İnanıp güvenmenin ne büyük nimet olduğunu bilir misin sen? Hele ki perhiz de olan yüreğe!

Hiç kolay değildi, aşk denilen illetin gönüllü mutmaini olmak. “Hiç ellerimle tutmak istemedim o karı.” Varlığı ve izlemesi keyifti.

Bize çiçeği dalın da sev, insanı Yaradan’dan ötürü, varlığından dolayı sev diye öğrettiler… Kırmadan, dökmeden, incitmeden!

Haya ederek, edep çizgisini geçmeden, hevaya düşmeden, uyduğum oldu. Uyamadığım oldu. Her kapının ardına bir umut sakladım. Anahtarı bulamadığım oldu.
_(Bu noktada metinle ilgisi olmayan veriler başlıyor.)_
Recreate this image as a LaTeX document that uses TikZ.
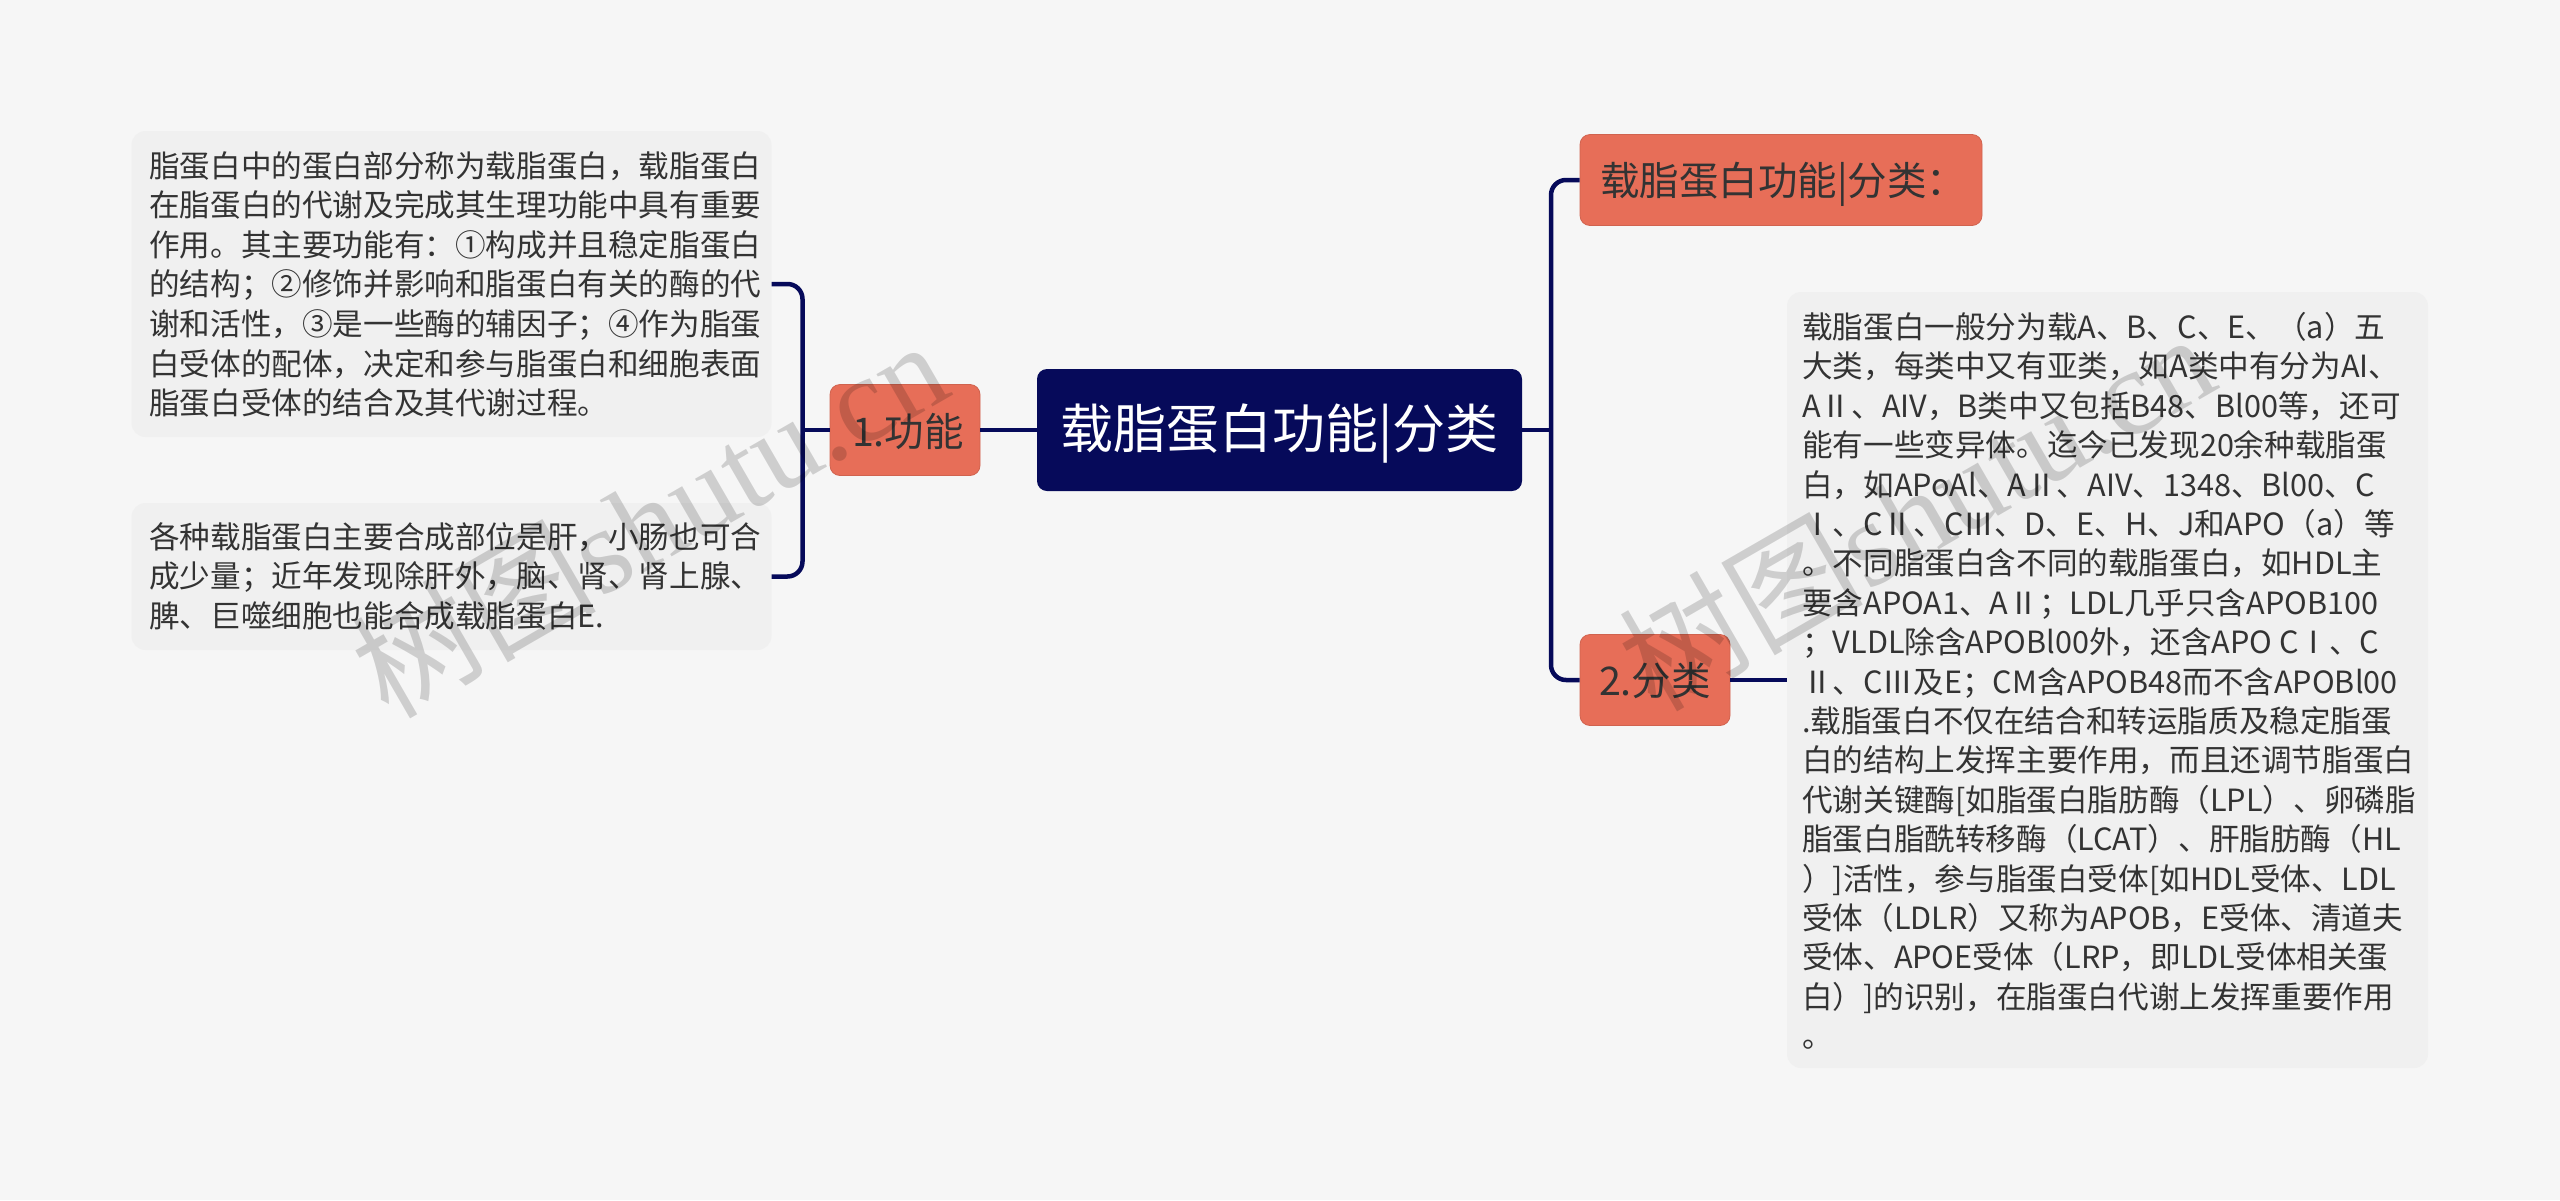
\documentclass[tikz,border=0pt]{standalone}
\usepackage{fontspec}
\setmainfont{Noto Sans CJK SC}
\newfontfamily\wmlatin{Liberation Serif}
\definecolor{pagebg}{HTML}{F6F6F6}
\definecolor{notebg}{HTML}{F0F0F0}
\definecolor{rootblue}{HTML}{060A5A}
\definecolor{branchred}{HTML}{E76E58}
\definecolor{inktext}{HTML}{333333}
\newcommand{\lowered}[2]{\raisebox{-#1}[\height][\depth]{#2}}
\tikzset{
  rootbox/.style={fill=rootblue,rounded corners=10pt,text=white,inner sep=0pt,
    font=\fontsize{53}{60}\selectfont},
  branchbox/.style={fill=branchred,draw=branchred!90!black,line width=0.8pt,rounded corners=10pt,
    text=inktext,inner sep=0pt,font=\fontsize{39.5}{46}\selectfont},
  notebox/.style={fill=notebg,rounded corners=14pt,inner sep=0pt},
  notetext/.style={anchor=north west,align=left,inner sep=0pt,text=inktext,
    font=\fontsize{30.6}{39.6}\selectfont},
  link/.style={draw=rootblue,line width=4.5pt,rounded corners=15pt},
  wmark/.style={text=black,opacity=0.16,rotate=30,inner sep=0pt}
}
\begin{document}
\begin{tikzpicture}[x=1pt,y=-1pt]
  \fill[pagebg] (0,0) rectangle (2560,1200);
  \useasboundingbox (0,0) rectangle (2560,1200);
  % main boxes
  \node[rootbox,minimum width=485pt,minimum height=122pt] (root) at (1279.5,430) {\lowered{4pt}{载脂蛋白功能|分类}};
  \node[branchbox,minimum width=150pt,minimum height=91pt] (func) at (905,430) {\hspace*{6pt}\lowered{1pt}{1.功能}};
  \node[branchbox,minimum width=402pt,minimum height=91pt,text width=362pt,align=left] (title) at (1781,180) {\lowered{4pt}{载脂蛋白功能|分类：}};
  \node[branchbox,minimum width=150pt,minimum height=91pt] (kinds) at (1655,680) {\lowered{1pt}{2.分类}};
  % notes
  \node[notebox,minimum width=640pt,minimum height=306pt] (noteA) at (451.5,284) {};
  \node[notebox,minimum width=640pt,minimum height=147pt] (noteB) at (451.5,576.5) {};
  \node[notebox,minimum width=641pt,minimum height=776pt] (noteC) at (2107.5,680) {};
  \node[notetext] (textA) at (149,151) {脂蛋白中的蛋白部分称为载脂蛋白，载脂蛋白\\在脂蛋白的代谢及完成其生理功能中具有重要\\作用。其主要功能有：①构成并且稳定脂蛋白\\的结构；②修饰并影响和脂蛋白有关的酶的代\\谢和活性，③是一些酶的辅因子；④作为脂蛋\\白受体的配体，决定和参与脂蛋白和细胞表面\\脂蛋白受体的结合及其代谢过程。};
  \node[notetext] (textB) at (149,522) {各种载脂蛋白主要合成部位是肝，小肠也可合\\成少量；近年发现除肝外，脑、肾、肾上腺、\\脾、巨噬细胞也能合成载脂蛋白E.};
  \node[notetext,font=\fontsize{30.6}{39.4}\selectfont] (textC) at (1802,312) {载脂蛋白一般分为载A、B、C、E、（a）五\\大类，每类中又有亚类，如A类中有分为AI、\\AⅡ、AIV，B类中又包括B48、Bl00等，还可\\能有一些变异体。迄今已发现20余种载脂蛋\\白，如APoAl、AⅡ、AIV、1348、Bl00、C\\Ⅰ、CⅡ、CⅢ、D、E、H、J和APO（a）等\\。不同脂蛋白含不同的载脂蛋白，如HDL主\\要含APOA1、AⅡ；LDL几乎只含APOB100\\；VLDL除含APOBl00外，还含APO CⅠ、C\\Ⅱ、CⅢ及E；CM含APOB48而不含APOBl00\\.载脂蛋白不仅在结合和转运脂质及稳定脂蛋\\白的结构上发挥主要作用，而且还调节脂蛋白\\代谢关键酶[如脂蛋白脂肪酶（LPL）、卵磷脂\\脂蛋白脂酰转移酶（LCAT）、肝脂肪酶（HL\\）]活性，参与脂蛋白受体[如HDL受体、LDL\\受体（LDLR）又称为APOB，E受体、清道夫\\受体、APOE受体（LRP，即LDL受体相关蛋\\白）]的识别，在脂蛋白代谢上发挥重要作用\\。};
  % connectors
  \coordinate (trunkL) at (802.5,430);
  \coordinate (trunkR) at (1551,430);
  \draw[link] (root.west) -- (func.east);
  \draw[link] (func.west) -- (trunkL);
  \draw[link] (noteA.east) -| (trunkL) |- (noteB.east);
  \draw[link] (root.east) -- (trunkR);
  \draw[link] (title.west) -| (trunkR) |- (kinds.west);
  \draw[link] (kinds.east) -- (noteC.west |- kinds.east);
  % watermark
  \node[wmark] (markA) at (649,517) {\fontsize{122}{130}\selectfont 树图{\wmlatin shutu.cn}};
  \node[wmark] (markB) at (1916,510) {\fontsize{122}{130}\selectfont 树图{\wmlatin shutu.cn}};
\end{tikzpicture}
\end{document}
Orda öylece duruyor olman dahi kalbimde baharı yeşertmene, ara sıra bunalan gönlü huzurunda dinlendirmeye, hayalindeki seyrine dahi bazen haktan utanıp, eyvallahın tüllerini örterek izlemeye, ebedi razıydım.
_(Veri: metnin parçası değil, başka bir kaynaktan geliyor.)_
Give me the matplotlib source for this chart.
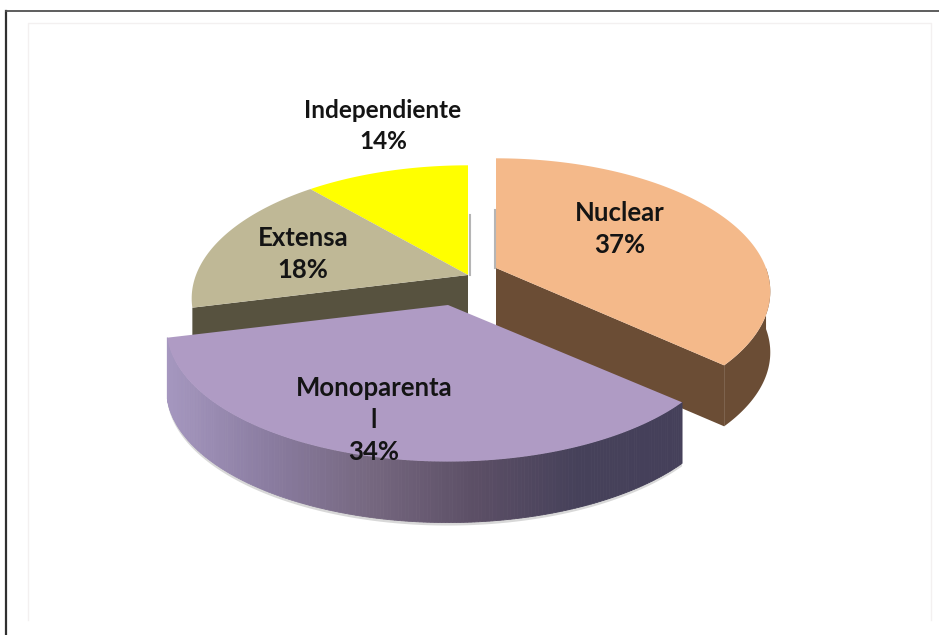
import numpy as np
import matplotlib
matplotlib.use("Agg")
import matplotlib.pyplot as plt
from matplotlib.colors import LinearSegmentedColormap

# chart data
labels = ["Nuclear", "Monoparenta\nl", "Extensa", "Independiente"]
pct_labels = ["37%", "34%", "18%", "14%"]
# slice sizes as measured on the picture (the printed labels add up to 103)
shares = [36.6, 34.5, 17.5, 11.4]
top_colors = ["#f4b98a", "#af9bc4", "#bfb896", "#ffff00"]
side_colors = ["#6b4d35", None, "#57523f", "#8a8a20"]

# geometry of the fake 3d pie, in pixels
apex = [(496, 268), (448, 305), (468, 275), (468, 275)]
rx_list = [270, 277, 272, 272]
RY = 129.0
K = 0.176
DEPTH = 61

edges = 360 * np.cumsum([0] + shares) / sum(shares)

mono_cmap = LinearSegmentedColormap.from_list(
    "mono", ["#a597bf", "#8a7ca0", "#75677f", "#5c4f66", "#46415a", "#45405a"])


def project(theta, i):
    t = np.radians(theta)
    x, y = np.sin(t), np.cos(t)
    d = 1 + K * y
    return apex[i][0] + rx_list[i] * x / d, apex[i][1] - RY * y / d


fig = plt.figure(figsize=(9.39, 6.35), dpi=100)
ax = fig.add_axes([0, 0, 1, 1])
ax.set_xlim(0, 939)
ax.set_ylim(635, 0)
ax.axis("off")

# frame
ax.plot([6, 6], [635, 11], color="#303030", lw=1.6)
ax.plot([6, 939], [11, 11], color="#505050", lw=1.3)
ax.plot([28, 28, 931, 931], [620, 23, 23, 620], color="#f3f0f0", lw=1.0)

# shadow lines next to the gap
ax.plot([469.5, 469.5], [215, 275], color="#b5b5b5", lw=1.5)
ax.plot([494.5, 494.5], [210, 268], color="#b5b5b5", lw=1.5)

# back to front: independiente, extensa, nuclear, monoparental
for i in [3, 2, 0, 1]:
    theta = np.linspace(edges[i], edges[i + 1], 200)
    px, py = project(theta, i)

    if i == 2:
        # cut face towards the viewer
        ax.fill([px[0], apex[i][0], apex[i][0], px[0]],
                [py[0], apex[i][1], apex[i][1] + DEPTH, py[0] + DEPTH],
                color=side_colors[i], lw=0)
    if i == 0:
        # cut face and the outer rim on the right
        ax.fill([apex[i][0], px[-1], px[-1], apex[i][0]],
                [apex[i][1], py[-1], py[-1] + DEPTH, apex[i][1] + DEPTH],
                color=side_colors[i], lw=0)
        front = theta >= 90
        ax.fill(np.r_[px[front], px[front][::-1]],
                np.r_[py[front], py[front][::-1] + DEPTH],
                color=side_colors[i], lw=0)
    if i == 1:
        # soft shadow below the rim
        ax.fill(np.r_[px, px[::-1]], np.r_[py + DEPTH + 3, py[::-1] + DEPTH - 3],
                color="#d8d8d8", lw=0)
        # rim with a horizontal gradient
        xmin, xmax = px.min(), px.max()
        for j in range(len(px) - 1):
            c = mono_cmap((px[j] - xmin) / (xmax - xmin))
            ax.fill([px[j], px[j + 1], px[j + 1], px[j]],
                    [py[j], py[j + 1], py[j + 1] + DEPTH, py[j] + DEPTH],
                    color=c, lw=0.6)

    ax.fill(np.r_[apex[i][0], px], np.r_[apex[i][1], py], color=top_colors[i], lw=0)

# texts
text_pos = [(620, 229), (374, 420), (303, 254), (383, 126)]
text_size = [18.5, 18.5, 18.5, 17.5]
for lab, pct, (tx, ty), fs in zip(labels, pct_labels, text_pos, text_size):
    ax.text(tx, ty, lab + "\n" + pct, ha="center", va="center", family="Lato",
            weight="bold", fontsize=fs, color="#141414", linespacing=1.42)

fig.savefig("out.png", dpi=100, facecolor="white")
Biz Züleyha’dan sevmeyi, Yusuf’tan (a.s.) sabrı öğrendik!

Biz Meryem’den sessizliği, Hz. İsa’dan (a.s.) aşk uğruna ölmeyi öğrendik.

Hz. İbrahim’den (a.s.) sadakati, Hz. İsmail’den, (a.s.) teslimiyeti, Hz. Yunus’tan (a.s.) bedel ödemeyi… Senin sandığın aşklarla, benim yandığım aşklar bir değildi.

Aynı dili konuşamadığımızdan, yürek dilimi de çözemedin, aşk dilimi de!

Ne desem anlamıyorsun. Bu kadar yabancı iken, bir o kadar benli oluşun garip değil mi? Hani kalpler karşılıklıydı? Bunu diyen şair, yanmak da, tütmek de, kül olmak da bana kaldı.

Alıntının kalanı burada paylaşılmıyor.